Está
meridianamente claro que todos tendremos un fin. De la misma manera que hemos
iniciado nuestra vida, sin apenas darnos cuenta, iniciaremos también nuestro final.
Con la hora de nuestra propia muerte, o, quizás, ¡quién sabe!, con la venida
del Hijo del Hombre. De una u otra forma nos encontraremos con el Señor.
Y eso debe
alegrarnos, darnos fortaleza, sostenernos erguidos, en pie y firmes por la fe y
esperanza en el Amor Misericordioso de nuestro Señor.
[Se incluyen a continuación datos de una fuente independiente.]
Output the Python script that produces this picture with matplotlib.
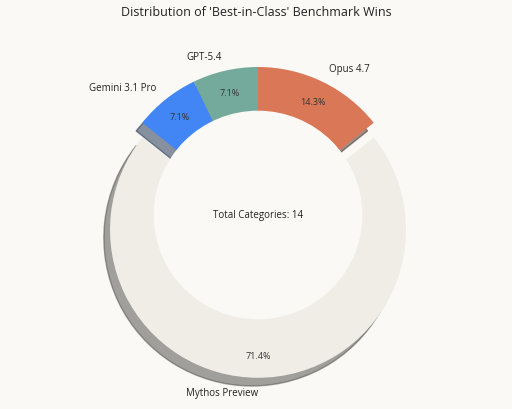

Él ha entregado su Vida
por salvar la nuestra, y vendrá al final de los tiempo ha darnos esa vida
eterna y gozosa que ha prometido a todos aquellos que ha puesto su vida en sus
manos y han creído en su Palabra.
Es verdad que las señales
del derrumbe y ocaso de este mundo son nefandas y nos ponen en un brete sin
posibilidades de efugios, pero nuestra confianza y fe en el Señor nos mantendrá
siempre alegres, esperanzados y confiados en nuestra salvación por su Amor
Misericordioso.
Por nuestra parte
debemos estar preparados. Siempre contando con la Gracia del Señor y la
asistencia del Espíritu Santo. Y, confiados en su Infinita Misericordia,
esperar con fe y alegría que el Señor nos colme de felicidad eterna.